Luiten still unbeaten at Volvo
Dutchman Joost Luiten maintained his flawless record to seal a semi-final spot at the Volvo World Match Play on Saturday.
The only player to win all three of his matches in the pool stages, Luiten continued his good form in the last eight to eliminate Pablo Larrazabal, thrashing the Spaniard 6&5.
Larrazabal found water on the first to hand Luiten the hole and it was all one-way traffic from there. He won the second, fifth, sixth and seventh to move five up, then won the 11th to stretch his lead even further.
Larrazabal might have felt like it just wasn’t his day when he birdied the 12th only for Luiten to snatch a half with a 20-foot putt.
It was all over by the 13th, as Luiten closed out the big win.
Awaiting him in the semi-finals is Finland’s Mikko Ilonen, who claimed a 2-hole victory over Victor Dubuisson of France.
Ilonen led for much of the day before Dubuisson finally clawed his way back to level terms with a superb eagle at the par-five 15th.

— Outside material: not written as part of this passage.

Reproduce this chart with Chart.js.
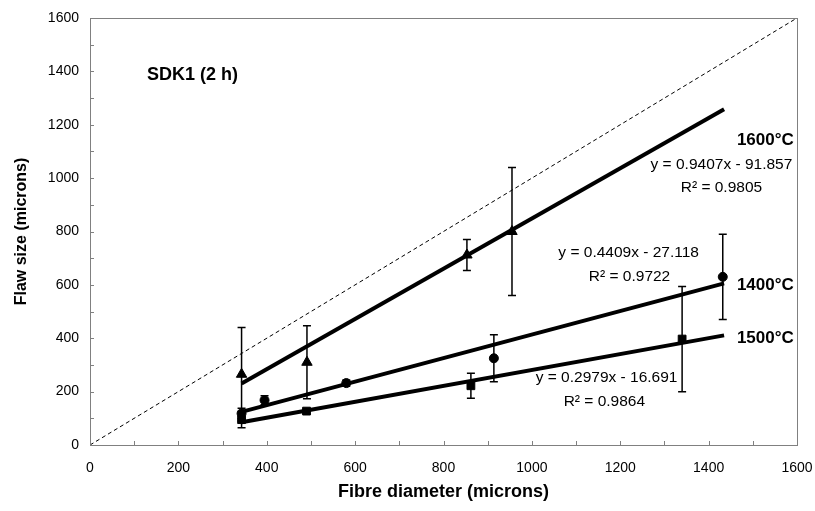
<!DOCTYPE html>
<html>
<head>
<meta charset="utf-8">
<script src="https://cdn.jsdelivr.net/npm/chart.js@4.4.1/dist/chart.umd.min.js"></script>
<style>
  html, body { margin: 0; padding: 0; background: #fff; }
</style>
</head>
<body>
<canvas id="chart" width="815" height="511"></canvas>
<script>
const FONT = '"Liberation Sans", Arial, sans-serif';

// measured points: fibre diameter, flaw size, +/- error
const d1600 = [343, 491, 853, 955];
const f1600 = [265, 310, 712, 800];
const e1600 = [175, 137, 58, 240];

const d1400 = [343, 395, 580, 914, 1432];
const f1400 = [118, 168, 232, 325, 630];
const e1400 = [20, 17, 12, 88, 160];

const d1500 = [343, 490, 862, 1340];
const f1500 = [95, 127, 222, 397];
const e1500 = [30, 8, 47, 197];

// linear fits [slope, intercept] and the x span they are drawn over
const fit1600 = [0.9407, -91.857];
const fit1400 = [0.4409, -27.118];
const fit1500 = [0.2979, -16.691];
const fitSpan = [343, 1435];

const axisTicks = [0, 200, 400, 600, 800, 1000, 1200, 1400, 1600];

const pts = (xs, ys) => xs.map((x, i) => ({ x: x, y: ys[i] }));
const fitLine = (f) => fitSpan.map(x => ({ x: x, y: f[0] * x + f[1] }));

const series = [
  { pts: pts(d1600, f1600), err: e1600, style: 'triangle', r: 6 },
  { pts: pts(d1400, f1400), err: e1400, style: 'circle', r: 4.5 },
  { pts: pts(d1500, f1500), err: e1500, style: 'rect', r: 5.5 }
];

const notes = [
  { text: 'SDK1 (2 h)', x: 129, y: 1386, align: 'left', font: 'bold 18px ' + FONT },
  { text: '1600°C', x: 1464, y: 1143, align: 'left', font: 'bold 17px ' + FONT },
  { text: '1400°C', x: 1464, y: 600, align: 'left', font: 'bold 17px ' + FONT },
  { text: '1500°C', x: 1464, y: 401, align: 'left', font: 'bold 17px ' + FONT },
  { text: 'y = 0.9407x - 91.857', x: 1429, y: 1049, align: 'center', font: '15.5px ' + FONT },
  { text: 'R² = 0.9805', x: 1429, y: 963, align: 'center', font: '15.5px ' + FONT },
  { text: 'y = 0.4409x - 27.118', x: 1219, y: 719, align: 'center', font: '15.5px ' + FONT },
  { text: 'R² = 0.9722', x: 1221, y: 629, align: 'center', font: '15.5px ' + FONT },
  { text: 'y = 0.2979x - 16.691', x: 1169, y: 251, align: 'center', font: '15.5px ' + FONT },
  { text: 'R² = 0.9864', x: 1164, y: 161, align: 'center', font: '15.5px ' + FONT }
];

// error bars with caps
const errorBars = {
  id: 'errorBars',
  afterDatasetsDraw(chart) {
    const { ctx, scales: { x, y } } = chart;
    ctx.save();
    ctx.strokeStyle = '#000';
    ctx.lineWidth = 1.5;
    series.forEach(s => {
      s.pts.forEach((p, i) => {
        const px = x.getPixelForValue(p.x);
        const top = y.getPixelForValue(p.y + s.err[i]);
        const bot = y.getPixelForValue(p.y - s.err[i]);
        ctx.beginPath();
        ctx.moveTo(px, top); ctx.lineTo(px, bot);
        ctx.moveTo(px - 4, top); ctx.lineTo(px + 4, top);
        ctx.moveTo(px - 4, bot); ctx.lineTo(px + 4, bot);
        ctx.stroke();
      });
    });
    ctx.restore();
  }
};

// plot frame, inside tick marks and text notes
const decorations = {
  id: 'decorations',
  afterDraw(chart) {
    const { ctx, chartArea: a, scales: { x, y } } = chart;
    ctx.save();
    ctx.strokeStyle = '#808080';
    ctx.lineWidth = 1;
    ctx.strokeRect(a.left + 0.5, a.top + 0.5, a.right - a.left, a.bottom - a.top);
    ctx.beginPath();
    for (let v = 100; v < 1600; v += 100) {
      const px = Math.round(x.getPixelForValue(v)) + 0.5;
      ctx.moveTo(px, a.bottom); ctx.lineTo(px, a.bottom - 4);
      const py = Math.round(y.getPixelForValue(v)) + 0.5;
      ctx.moveTo(a.left, py); ctx.lineTo(a.left + 4, py);
    }
    ctx.stroke();
    ctx.fillStyle = '#000';
    ctx.textBaseline = 'middle';
    notes.forEach(n => {
      ctx.font = n.font;
      ctx.textAlign = n.align;
      ctx.fillText(n.text, x.getPixelForValue(n.x), y.getPixelForValue(n.y));
    });
    ctx.restore();
  }
};

const lineSet = (data, width, dash) => ({
  type: 'line', data: data, borderColor: '#000', borderWidth: width,
  borderDash: dash, pointRadius: 0, showLine: true, fill: false
});

new Chart(document.getElementById('chart'), {
  type: 'scatter',
  data: {
    datasets: [
      lineSet([{ x: 0, y: 0 }, { x: 1600, y: 1600 }], 1, [4, 3]),
      lineSet(fitLine(fit1600), 4, []),
      lineSet(fitLine(fit1400), 4, []),
      lineSet(fitLine(fit1500), 4, []),
      ...series.map(s => ({
        data: s.pts, pointStyle: s.style, pointRadius: s.r,
        backgroundColor: '#000', borderColor: '#000', borderWidth: 1, showLine: false
      }))
    ]
  },
  options: {
    responsive: false,
    animation: false,
    layout: { padding: { left: 0, right: 18, top: 18, bottom: 0 } },
    plugins: { legend: { display: false }, tooltip: { enabled: false } },
    scales: {
      x: {
        type: 'linear', min: 0, max: 1600,
        afterBuildTicks: (s) => { s.ticks = axisTicks.map(v => ({ value: v })); },
        afterFit: (s) => { s.height = 66; s.paddingLeft = 0; s.paddingRight = 0; },
        grid: { display: false, drawTicks: false },
        border: { display: true, color: '#808080' },
        ticks: { padding: 15, color: '#000', font: { family: FONT, size: 14 },
                 callback: (v) => String(v) },
        title: { display: true, text: 'Fibre diameter (microns)', color: '#000',
                 padding: { top: 0, bottom: 8 }, font: { family: FONT, size: 18, weight: 'bold' } }
      },
      y: {
        type: 'linear', min: 0, max: 1600,
        afterBuildTicks: (s) => { s.ticks = axisTicks.map(v => ({ value: v })); },
        afterFit: (s) => { s.width = 90; s.paddingTop = 0; s.paddingBottom = 0; },
        grid: { display: false, drawTicks: false },
        border: { display: true, color: '#808080' },
        ticks: { padding: 11, color: '#000', font: { family: FONT, size: 14 },
                 callback: (v) => String(v) },
        title: { display: true, text: 'Flaw size (microns)', color: '#000',
                 padding: { top: 12, bottom: 0 }, font: { family: FONT, size: 16, weight: 'bold' } }
      }
    }
  },
  plugins: [errorBars, decorations]
});
</script>
</body>
</html>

But he followed that up with a disappointing tee shot at the 16th which led to a bogey, allowing Ilonen to complete the victory.
The other semi-final will see top seed Henrik Stenson take on South African George Coetzee.
Stenson outlasted his Swedish countryman Jonas Blixt to claim a 2-hole victory.
The Ryder Cup hero found himself as much as 3-up with just a few holes to go, but Blixt was able to narrow the deficit by winning both the 14th and 15th.
Stenson held his nerve over the closing holes, however, to seal the win.
“Everyone comes back at me,” Stenson said. “No one lets me have an easy finish here, which you kind of expect that but not every time. He definitely pushed an old man all the way to the last there and made it very interesting.”
His semi-final opponent Coetzee accounted for lone American Patrick Reed, winning three of the last seven holes to complete a 2&1 win.
Reed was one of the American team’s leading lights at the Ryder Cup, and has been in superb form, but he could do nothing to counter a brilliant display by Coetzee, who is closing in on the biggest payday of his career.
Coetzee only entered the tournament at the last minute after Thomas Bjorn’s late withdrawal.
“I wish I could get into every tournament as the last man if this is the golf I’m going to play,” he joked.
Coetzee decided to hang around rather than head back to South Africa after the Portugal Masters when he heard he was the first reserve.
He asked his manager to check if anyone was likely to withdraw.
“I told him the only guy who might was Thomas Bjorn because he was the oldest guy and he might be tired of playing golf,” Coetzee added. “He phoned me back and said the rumour was true and Bjorn had withdrawn. I told him it wasn’t a rumour, I had just made it up!”
“If my flight had been Sunday night it would have been a totally different story. It could be lucrative timing.”
Reed said: “I played well and any time you are six under you would hopefully win the match but George played extremely well.
“He beat me in extra holes in the Accenture Match Play earlier this year but that was a match where we both played really poorly and it was more of a pillow fight. Today was just one of those things about match play – even if you play really well you can still get beat.”